WRITTEN PROBLEM: Look through the records below and collect all lines that hold the string "this".

DATA SUPPLIED:
------------------------------------------------------------------------
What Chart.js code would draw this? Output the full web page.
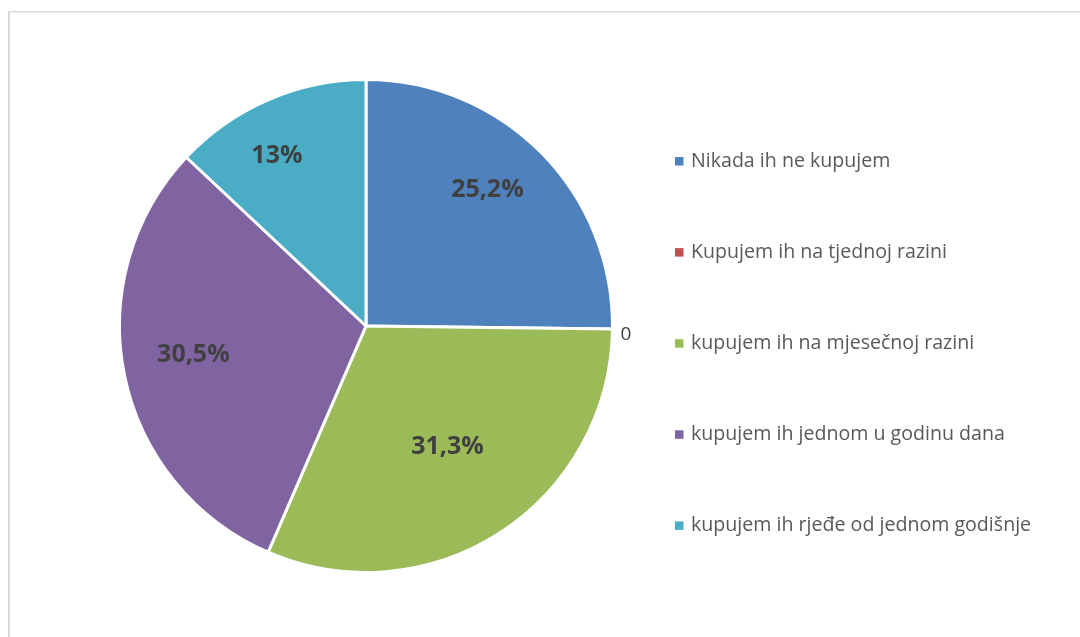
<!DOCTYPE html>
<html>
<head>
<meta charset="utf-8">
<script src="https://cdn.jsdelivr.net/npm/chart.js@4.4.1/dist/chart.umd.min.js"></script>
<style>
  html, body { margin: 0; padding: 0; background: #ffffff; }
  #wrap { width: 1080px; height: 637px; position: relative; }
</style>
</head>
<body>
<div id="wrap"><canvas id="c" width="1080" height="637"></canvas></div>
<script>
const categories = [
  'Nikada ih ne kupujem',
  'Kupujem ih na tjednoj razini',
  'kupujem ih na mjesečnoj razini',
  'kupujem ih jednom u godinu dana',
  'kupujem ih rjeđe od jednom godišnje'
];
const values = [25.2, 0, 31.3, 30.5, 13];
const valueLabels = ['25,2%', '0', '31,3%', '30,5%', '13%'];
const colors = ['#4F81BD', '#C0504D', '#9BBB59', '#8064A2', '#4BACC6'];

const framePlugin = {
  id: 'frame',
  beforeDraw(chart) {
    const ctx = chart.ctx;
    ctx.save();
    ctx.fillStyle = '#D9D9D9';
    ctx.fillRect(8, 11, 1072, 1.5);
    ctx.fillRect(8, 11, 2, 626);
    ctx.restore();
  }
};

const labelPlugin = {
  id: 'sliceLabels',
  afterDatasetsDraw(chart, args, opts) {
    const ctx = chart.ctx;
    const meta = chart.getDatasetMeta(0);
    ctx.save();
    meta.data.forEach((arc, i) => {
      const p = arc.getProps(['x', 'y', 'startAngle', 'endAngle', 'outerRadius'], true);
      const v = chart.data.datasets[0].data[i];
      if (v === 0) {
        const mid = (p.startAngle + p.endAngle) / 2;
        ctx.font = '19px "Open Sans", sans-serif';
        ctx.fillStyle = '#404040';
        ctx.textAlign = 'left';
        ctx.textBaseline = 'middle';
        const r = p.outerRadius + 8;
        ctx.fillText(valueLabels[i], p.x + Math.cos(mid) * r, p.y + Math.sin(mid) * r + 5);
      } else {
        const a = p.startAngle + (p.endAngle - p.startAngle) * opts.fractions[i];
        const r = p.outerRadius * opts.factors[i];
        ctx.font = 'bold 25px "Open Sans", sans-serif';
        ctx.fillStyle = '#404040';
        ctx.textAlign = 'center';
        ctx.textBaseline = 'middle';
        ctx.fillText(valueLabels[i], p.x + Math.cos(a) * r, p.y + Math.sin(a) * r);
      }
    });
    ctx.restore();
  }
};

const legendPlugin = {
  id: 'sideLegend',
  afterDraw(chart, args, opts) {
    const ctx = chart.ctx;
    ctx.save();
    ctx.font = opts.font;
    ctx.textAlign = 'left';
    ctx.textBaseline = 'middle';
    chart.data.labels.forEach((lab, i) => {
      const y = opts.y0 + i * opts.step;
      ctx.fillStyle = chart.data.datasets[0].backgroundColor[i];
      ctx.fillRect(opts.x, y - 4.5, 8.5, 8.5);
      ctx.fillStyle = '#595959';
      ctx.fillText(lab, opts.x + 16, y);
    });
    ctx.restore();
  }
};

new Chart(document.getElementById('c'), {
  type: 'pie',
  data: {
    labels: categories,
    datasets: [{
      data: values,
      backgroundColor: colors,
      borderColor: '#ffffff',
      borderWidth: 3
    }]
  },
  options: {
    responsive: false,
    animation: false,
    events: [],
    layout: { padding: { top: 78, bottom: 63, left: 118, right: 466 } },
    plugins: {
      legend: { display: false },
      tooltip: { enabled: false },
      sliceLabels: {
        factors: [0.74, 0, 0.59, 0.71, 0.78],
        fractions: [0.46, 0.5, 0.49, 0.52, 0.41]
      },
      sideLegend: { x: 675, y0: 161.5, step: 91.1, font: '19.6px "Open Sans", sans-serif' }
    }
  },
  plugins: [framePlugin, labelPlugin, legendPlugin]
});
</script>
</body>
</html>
------------------------------------------------------------------------
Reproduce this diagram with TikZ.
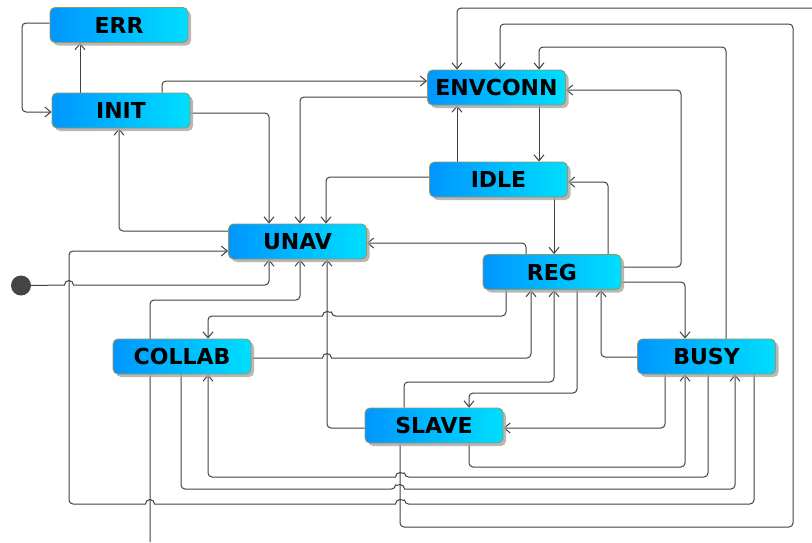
------------------------------------------------------------------------
OUTPUT OF THE TASK:
What Chart.js code would draw this? Output the full web page.
Reproduce this diagram with TikZ.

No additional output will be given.